Show all lines holding the string "matplotlib".
═════ Given data ═════
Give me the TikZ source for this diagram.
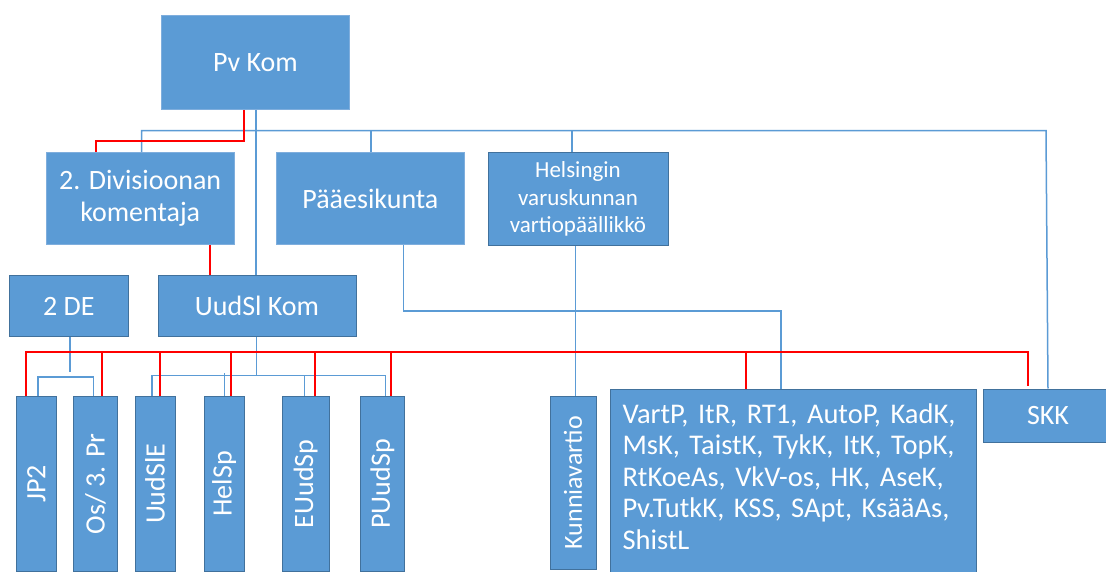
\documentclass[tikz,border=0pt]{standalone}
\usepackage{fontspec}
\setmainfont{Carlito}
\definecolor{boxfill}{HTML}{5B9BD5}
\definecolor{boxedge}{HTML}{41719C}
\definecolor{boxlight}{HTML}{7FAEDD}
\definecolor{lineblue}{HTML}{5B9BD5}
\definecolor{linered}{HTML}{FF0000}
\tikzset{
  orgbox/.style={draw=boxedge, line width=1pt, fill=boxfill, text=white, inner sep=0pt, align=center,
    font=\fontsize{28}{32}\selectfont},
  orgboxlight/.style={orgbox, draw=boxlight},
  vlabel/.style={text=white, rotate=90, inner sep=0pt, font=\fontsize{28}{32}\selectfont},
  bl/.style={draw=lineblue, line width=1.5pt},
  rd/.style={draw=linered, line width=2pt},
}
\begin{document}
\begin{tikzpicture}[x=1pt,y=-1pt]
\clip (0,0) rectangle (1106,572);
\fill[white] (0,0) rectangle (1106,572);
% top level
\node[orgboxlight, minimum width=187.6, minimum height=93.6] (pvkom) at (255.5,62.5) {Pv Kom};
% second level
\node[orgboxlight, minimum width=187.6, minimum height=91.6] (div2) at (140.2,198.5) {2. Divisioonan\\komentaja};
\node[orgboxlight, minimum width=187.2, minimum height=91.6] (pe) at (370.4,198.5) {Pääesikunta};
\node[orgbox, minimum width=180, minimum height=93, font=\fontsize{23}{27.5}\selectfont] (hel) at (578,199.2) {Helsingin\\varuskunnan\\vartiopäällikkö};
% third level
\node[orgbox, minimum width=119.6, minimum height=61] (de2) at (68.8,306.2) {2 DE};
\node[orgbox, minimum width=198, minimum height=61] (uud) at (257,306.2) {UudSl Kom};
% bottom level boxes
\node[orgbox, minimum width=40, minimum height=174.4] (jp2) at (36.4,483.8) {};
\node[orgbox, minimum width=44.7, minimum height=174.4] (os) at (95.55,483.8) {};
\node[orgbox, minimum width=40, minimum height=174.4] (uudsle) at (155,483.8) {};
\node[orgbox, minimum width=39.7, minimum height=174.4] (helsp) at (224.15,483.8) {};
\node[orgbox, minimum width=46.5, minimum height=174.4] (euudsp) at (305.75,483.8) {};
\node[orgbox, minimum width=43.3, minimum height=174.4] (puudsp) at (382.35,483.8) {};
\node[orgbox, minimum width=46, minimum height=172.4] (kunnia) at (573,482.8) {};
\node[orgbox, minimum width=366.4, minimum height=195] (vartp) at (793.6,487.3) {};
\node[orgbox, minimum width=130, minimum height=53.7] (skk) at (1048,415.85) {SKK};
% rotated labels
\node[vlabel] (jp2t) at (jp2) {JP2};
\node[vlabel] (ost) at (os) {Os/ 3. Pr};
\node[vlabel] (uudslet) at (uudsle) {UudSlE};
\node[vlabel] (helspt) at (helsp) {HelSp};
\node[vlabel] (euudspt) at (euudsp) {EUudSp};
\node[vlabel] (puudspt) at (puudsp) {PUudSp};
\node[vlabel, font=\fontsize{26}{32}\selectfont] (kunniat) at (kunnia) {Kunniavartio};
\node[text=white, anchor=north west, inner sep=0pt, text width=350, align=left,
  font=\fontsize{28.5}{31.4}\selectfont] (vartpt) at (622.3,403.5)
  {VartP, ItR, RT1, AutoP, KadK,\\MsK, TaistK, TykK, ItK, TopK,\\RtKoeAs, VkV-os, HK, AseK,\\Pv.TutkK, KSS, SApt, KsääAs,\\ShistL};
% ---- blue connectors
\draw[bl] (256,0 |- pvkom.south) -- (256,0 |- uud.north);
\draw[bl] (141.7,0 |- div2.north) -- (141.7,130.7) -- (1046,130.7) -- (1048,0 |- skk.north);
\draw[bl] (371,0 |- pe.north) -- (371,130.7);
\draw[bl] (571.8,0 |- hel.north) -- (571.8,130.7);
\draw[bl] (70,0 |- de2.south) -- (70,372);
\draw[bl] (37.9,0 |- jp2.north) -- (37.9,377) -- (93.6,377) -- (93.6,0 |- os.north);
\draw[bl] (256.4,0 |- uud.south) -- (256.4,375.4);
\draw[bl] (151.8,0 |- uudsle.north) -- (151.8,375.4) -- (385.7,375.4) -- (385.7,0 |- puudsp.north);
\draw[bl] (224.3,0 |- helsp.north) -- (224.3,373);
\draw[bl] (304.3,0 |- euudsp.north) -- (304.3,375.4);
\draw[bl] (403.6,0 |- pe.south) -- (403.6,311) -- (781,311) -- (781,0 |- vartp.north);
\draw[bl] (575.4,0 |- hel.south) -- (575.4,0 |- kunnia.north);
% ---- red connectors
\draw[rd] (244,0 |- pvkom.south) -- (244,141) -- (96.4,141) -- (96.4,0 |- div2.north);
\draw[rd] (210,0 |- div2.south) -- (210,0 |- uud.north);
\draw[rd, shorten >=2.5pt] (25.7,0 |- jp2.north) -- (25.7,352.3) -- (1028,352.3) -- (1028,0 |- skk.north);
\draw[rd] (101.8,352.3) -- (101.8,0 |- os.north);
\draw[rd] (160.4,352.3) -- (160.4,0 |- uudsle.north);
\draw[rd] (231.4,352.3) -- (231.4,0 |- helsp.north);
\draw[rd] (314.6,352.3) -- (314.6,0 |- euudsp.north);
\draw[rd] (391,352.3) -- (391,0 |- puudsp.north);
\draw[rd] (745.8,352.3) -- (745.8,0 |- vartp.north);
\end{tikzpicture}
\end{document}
═════
═════ Given data ═════
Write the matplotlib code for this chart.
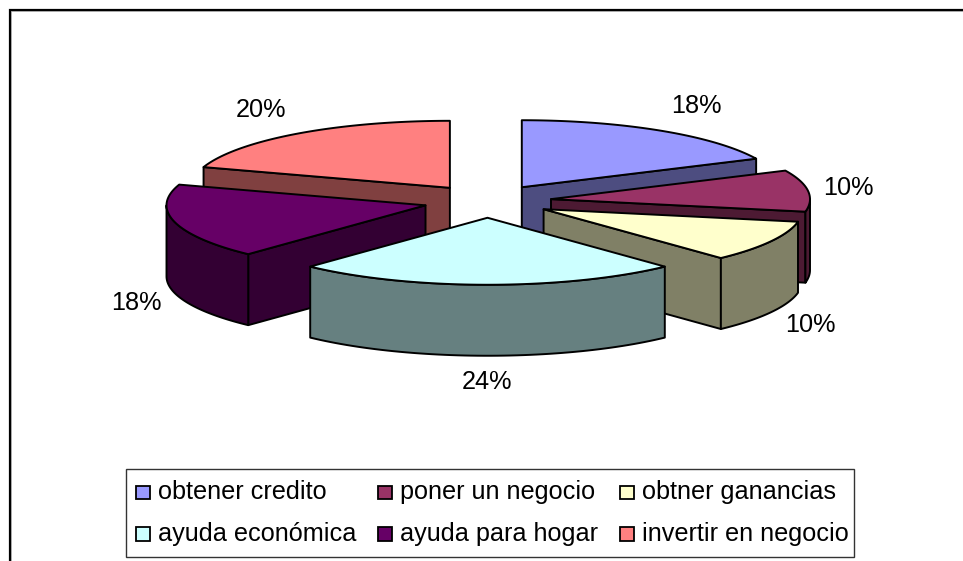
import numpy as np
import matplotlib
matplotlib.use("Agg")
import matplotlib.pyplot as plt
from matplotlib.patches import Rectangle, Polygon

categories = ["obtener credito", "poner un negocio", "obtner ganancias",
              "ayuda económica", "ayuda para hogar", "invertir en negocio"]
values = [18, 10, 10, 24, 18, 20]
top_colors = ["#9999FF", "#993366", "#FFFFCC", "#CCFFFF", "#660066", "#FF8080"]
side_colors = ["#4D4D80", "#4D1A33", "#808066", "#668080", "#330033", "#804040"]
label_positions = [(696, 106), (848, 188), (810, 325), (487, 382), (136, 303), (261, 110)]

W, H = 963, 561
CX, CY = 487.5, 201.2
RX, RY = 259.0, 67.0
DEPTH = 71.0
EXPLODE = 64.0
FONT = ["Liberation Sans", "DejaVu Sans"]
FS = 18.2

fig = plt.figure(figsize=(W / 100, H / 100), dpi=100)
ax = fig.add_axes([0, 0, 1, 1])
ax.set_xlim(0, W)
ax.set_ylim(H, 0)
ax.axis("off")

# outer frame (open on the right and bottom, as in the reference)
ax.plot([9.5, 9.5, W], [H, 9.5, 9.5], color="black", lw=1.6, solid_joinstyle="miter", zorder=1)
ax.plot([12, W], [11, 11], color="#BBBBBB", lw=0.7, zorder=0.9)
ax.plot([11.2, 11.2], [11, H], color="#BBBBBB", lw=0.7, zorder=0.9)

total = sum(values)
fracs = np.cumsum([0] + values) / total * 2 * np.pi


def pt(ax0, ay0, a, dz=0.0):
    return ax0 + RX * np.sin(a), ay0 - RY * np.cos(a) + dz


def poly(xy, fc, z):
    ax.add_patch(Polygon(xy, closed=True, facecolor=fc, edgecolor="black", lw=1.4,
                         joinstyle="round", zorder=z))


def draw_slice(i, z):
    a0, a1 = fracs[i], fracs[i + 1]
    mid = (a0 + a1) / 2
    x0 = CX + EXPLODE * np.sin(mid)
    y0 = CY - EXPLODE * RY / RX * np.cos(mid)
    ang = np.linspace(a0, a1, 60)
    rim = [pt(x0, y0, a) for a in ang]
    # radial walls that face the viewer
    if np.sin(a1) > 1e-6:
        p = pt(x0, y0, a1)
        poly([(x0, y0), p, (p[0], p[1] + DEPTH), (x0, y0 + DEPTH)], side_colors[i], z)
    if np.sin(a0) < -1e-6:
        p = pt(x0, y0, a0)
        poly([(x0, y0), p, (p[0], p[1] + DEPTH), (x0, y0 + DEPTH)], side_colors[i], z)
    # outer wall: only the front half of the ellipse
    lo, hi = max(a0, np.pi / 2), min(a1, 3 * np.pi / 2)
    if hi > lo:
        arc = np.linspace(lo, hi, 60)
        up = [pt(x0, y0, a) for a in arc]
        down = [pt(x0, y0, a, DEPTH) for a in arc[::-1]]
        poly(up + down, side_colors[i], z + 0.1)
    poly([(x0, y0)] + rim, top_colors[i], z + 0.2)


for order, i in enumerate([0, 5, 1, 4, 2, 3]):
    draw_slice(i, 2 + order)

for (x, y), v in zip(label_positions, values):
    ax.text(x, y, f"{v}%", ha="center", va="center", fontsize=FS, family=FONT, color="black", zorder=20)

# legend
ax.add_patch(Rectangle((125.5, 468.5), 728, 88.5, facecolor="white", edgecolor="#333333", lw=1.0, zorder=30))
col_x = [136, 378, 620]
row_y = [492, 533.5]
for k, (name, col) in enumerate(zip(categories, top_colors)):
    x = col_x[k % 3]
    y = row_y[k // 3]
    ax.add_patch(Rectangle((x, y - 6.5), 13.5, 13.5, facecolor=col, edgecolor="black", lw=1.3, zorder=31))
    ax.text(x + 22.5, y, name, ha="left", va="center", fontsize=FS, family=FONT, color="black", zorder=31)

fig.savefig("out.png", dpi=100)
═════
═════ Given data ═════
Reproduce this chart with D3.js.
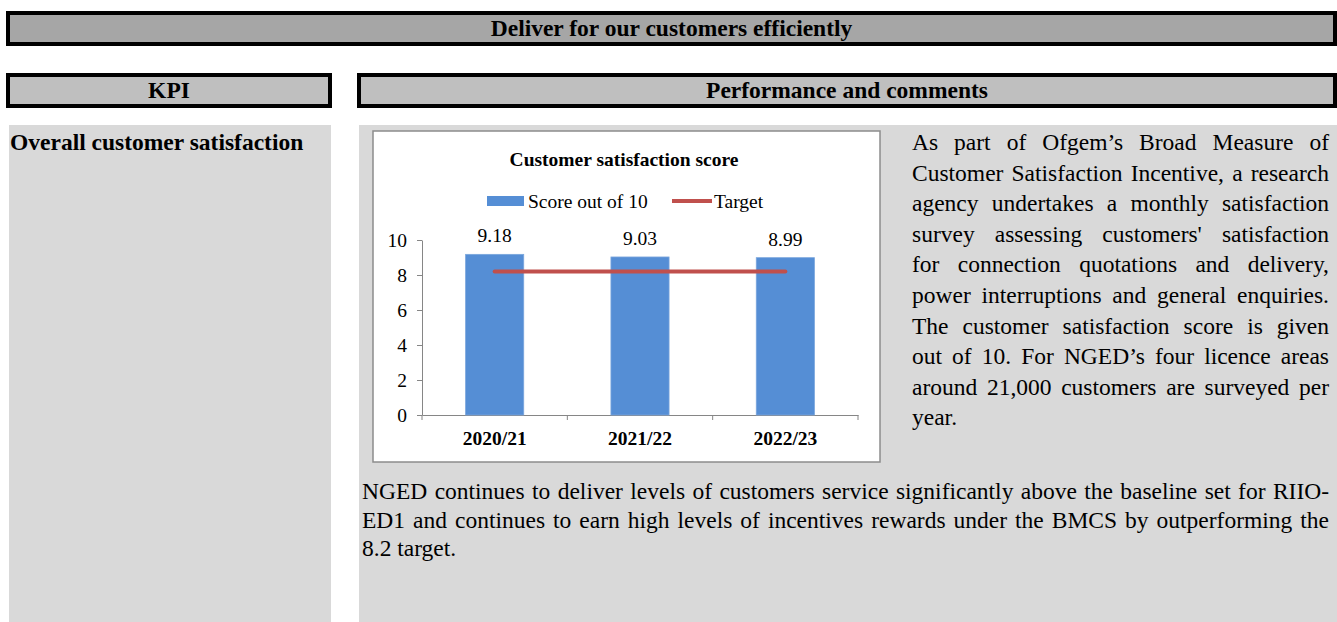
═════
**Solution to this task**
Write the matplotlib code for this chart.
import matplotlib
matplotlib.use("Agg")
import matplotlib.pyplot as plt
from matplotlib.patches import Rectangle, Polygon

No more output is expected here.